Andrea Ross

‘I first circumambulated Mt. Tamalpais in 1998 as a graduate student at UC Davis studying poetry with Gary Snyder. Another of my professors, David Robertson, periodically led students up Mt. Tam in the spirit of Snyder, Ginsberg, and Whalen’s 1965 “opening” of the mountain with Buddhist and Hindu chants, sutras, and vows.

One chilly March day, I joined David for the circuitous 14-mile route up and back down the mountain, stopping to chant at the ten pilgrims’ stations the trio of Buddhist-poets had consecrated 33 years prior.

As I trekked among groves of coastal live oak, Douglas fir, and Sequoia sempervirensacross grassy hillsides, and through California bay laurel-scented fog, I was thrilled to peek into history, retracing steps and voicing words of the original circumambulators.

Still, I wondered: as a non-Buddhist, how did these incantations apply to me?

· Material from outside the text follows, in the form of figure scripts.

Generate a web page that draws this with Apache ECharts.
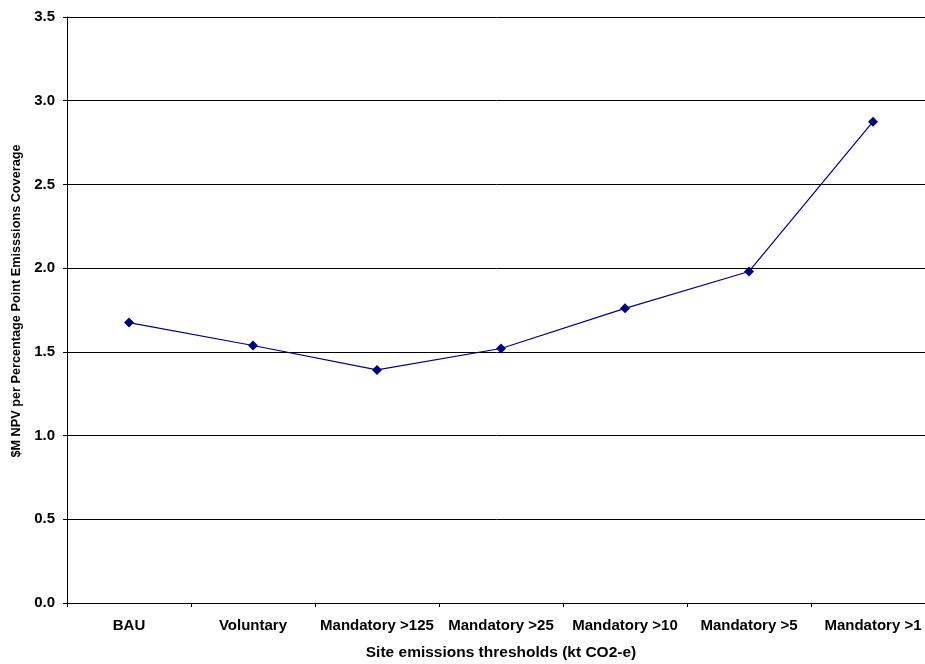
<!DOCTYPE html>
<html>
<head>
<meta charset="utf-8">
<script src="https://cdn.jsdelivr.net/npm/echarts@6/dist/echarts.min.js"></script>
<style>
  html, body { margin: 0; padding: 0; background: #fff; }
  #main { width: 925px; height: 664px; }
</style>
</head>
<body>
<div id="main"></div>
<script>
// categories along the x axis
var categories = ["BAU", "Voluntary", "Mandatory >125", "Mandatory >25", "Mandatory >10", "Mandatory >5", "Mandatory >1"];
// $M NPV per percentage point emissions coverage
var npvValues = [1.675, 1.538, 1.392, 1.52, 1.76, 1.98, 2.875];

var myChart = echarts.init(document.getElementById("main"));

var option = {
  backgroundColor: "#fff",
  textStyle: { fontFamily: "Liberation Sans, Arial, sans-serif" },
  grid: {
    left: 67,
    top: 17,
    width: 868, // plot runs past the right edge, like the original
    height: 586,
    outerBoundsMode: "none"
  },
  xAxis: {
    type: "category",
    data: categories,
    boundaryGap: true,
    name: "Site emissions thresholds (kt CO2-e)",
    nameLocation: "middle",
    nameGap: 41.5,
    nameTextStyle: { fontWeight: "bold", fontSize: 15.5, color: "#000" },
    axisLine: { lineStyle: { color: "#000", width: 1 } },
    axisTick: { show: true, length: 4, lineStyle: { color: "#000" } },
    axisLabel: { interval: 0, fontWeight: "bold", fontSize: 15, color: "#000", margin: 15 },
    splitLine: { show: false }
  },
  yAxis: {
    type: "value",
    min: 0,
    max: 3.5,
    interval: 0.5,
    name: "$M NPV per Percentage Point Emisssions Coverage",
    nameLocation: "middle",
    nameGap: 43,
    nameTextStyle: { fontWeight: "bold", fontSize: 12.7, color: "#000", padding: [0, 0, 0, 18] },
    axisLine: { show: true, lineStyle: { color: "#000", width: 1 } },
    axisTick: { show: true, length: 4, lineStyle: { color: "#000" } },
    axisLabel: {
      fontWeight: "bold",
      fontSize: 15,
      color: "#000",
      margin: 12,
      formatter: function (v) { return v.toFixed(1); }
    },
    splitLine: { show: true, lineStyle: { color: "#000", width: 1 } }
  },
  series: [
    {
      type: "line",
      data: npvValues,
      symbol: "diamond",
      symbolSize: 10,
      itemStyle: { color: "#000080" },
      lineStyle: { color: "#000080", width: 1.2 },
      animation: false
    }
  ]
};

myChart.setOption(option);
</script>
</body>
</html>
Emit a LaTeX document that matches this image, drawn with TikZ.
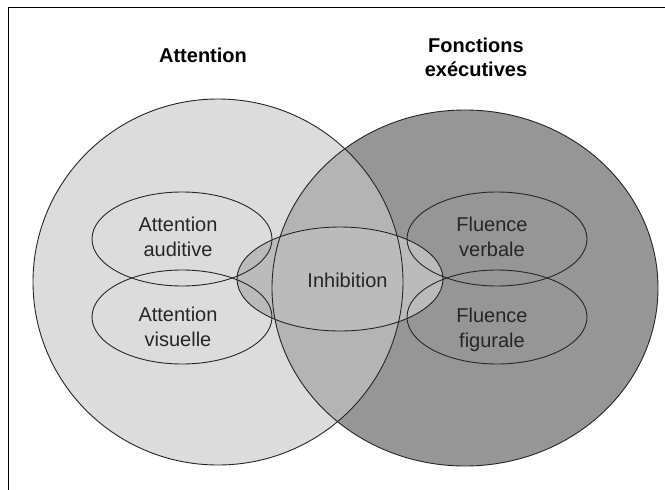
\documentclass[tikz,border=0pt]{standalone}
\usepackage{fontspec}
\setmainfont{Liberation Sans}
\definecolor{attfill}{HTML}{DCDCDC}
\definecolor{execfill}{HTML}{969696}
\definecolor{bothfill}{HTML}{B4B4B4}
\definecolor{inhfill}{HTML}{BBBBBB}
\begin{document}
\begin{tikzpicture}[x=1pt,y=-1pt,
    outline/.style={draw=black!85,line width=0.9pt},
    headtxt/.style={font=\bfseries\fontsize{20}{24}\selectfont,align=center,inner sep=0pt},
    bodytxt/.style={font=\fontsize{20}{25}\selectfont,text=black!85,align=center,inner sep=0pt}]
      \useasboundingbox (0,0) rectangle (665,490);
      \draw[line width=1pt] (8,490) -- (8,7) -- (665,7);

      \fill[attfill] (218,282) ellipse [x radius=185,y radius=183];
      \fill[execfill] (465,288) ellipse [x radius=193,y radius=178];
      \begin{scope}
        \clip (218,282) ellipse [x radius=185,y radius=183];
        \fill[bothfill] (465,288) ellipse [x radius=193,y radius=178];
      \end{scope}
      \fill[inhfill] (340,279) ellipse [x radius=103,y radius=52];

      \foreach \cx/\cy/\rx/\ry in {218/282/185/183,465/288/193/178,
          182/239/90/47,182/317/90/47,497/239/90/47,497/317/90/47,340/279/103/52}
        \draw[outline] (\cx,\cy) ellipse [x radius=\rx,y radius=\ry];

      \node[headtxt,anchor=base] (att) at (203,62) {Attention};
      \node[headtxt] (exec) at (476,57) {Fonctions\\exécutives};

      \node[bodytxt] (audit) at (178,237.3) {Attention\\auditive};
      \node[bodytxt] (visu) at (178,327.3) {Attention\\visuelle};
      \node[bodytxt,anchor=base] (inhib) at (347.5,287) {Inhibition};
      \node[bodytxt] (verb) at (492,237.3) {Fluence\\verbale};
      \node[bodytxt] (figur) at (492,329.5) {Fluence\\figurale};
    \end{tikzpicture}
\end{document}
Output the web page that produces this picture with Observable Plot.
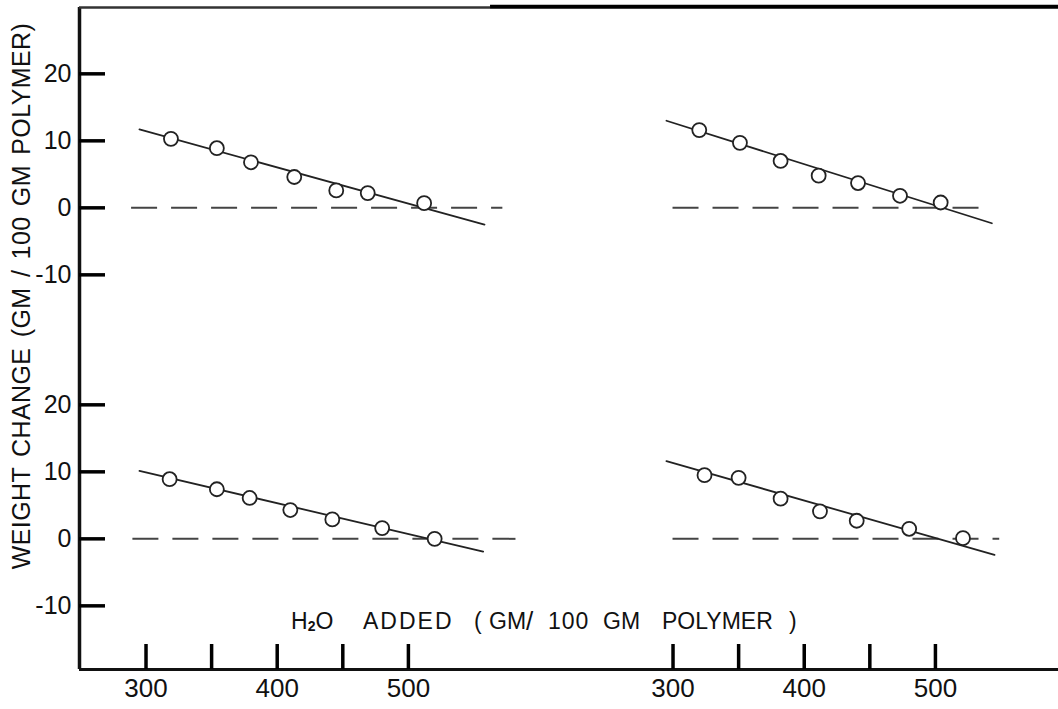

Was it appropriative to invoke them? Or was it enough that I wanted to learn about them and honor their traditions by performing them? When I asked David, also a non-Buddhist, he explained that circumambulating Mt. Tam was a way to create meaning for himself in relation to the natural world. That sounded pretty good to me. And Gary himself had once said that the purpose of circumambulating Mt. Tam was not just “…to pay your regards” but also “…to play, to engage, to stop and pay attention.”’ (from Terrain.org)

I had a look in my archive for solstice-related posts; apart from my personal musings over the years, a lot of which were from visits to Wilbur, where connection to the elements comes to the fore, as it used to at Tassajara, this was the one that stood out – these circumambulations being quarterly on the equinox and the solstice. Interestingly, when I searched through my digital versions of the Shobogenzo and the Extensive Record, it seemed that Dogen spoke without fail on the winter solstice, but there is no reference to the summer one – perhaps one of you will know why.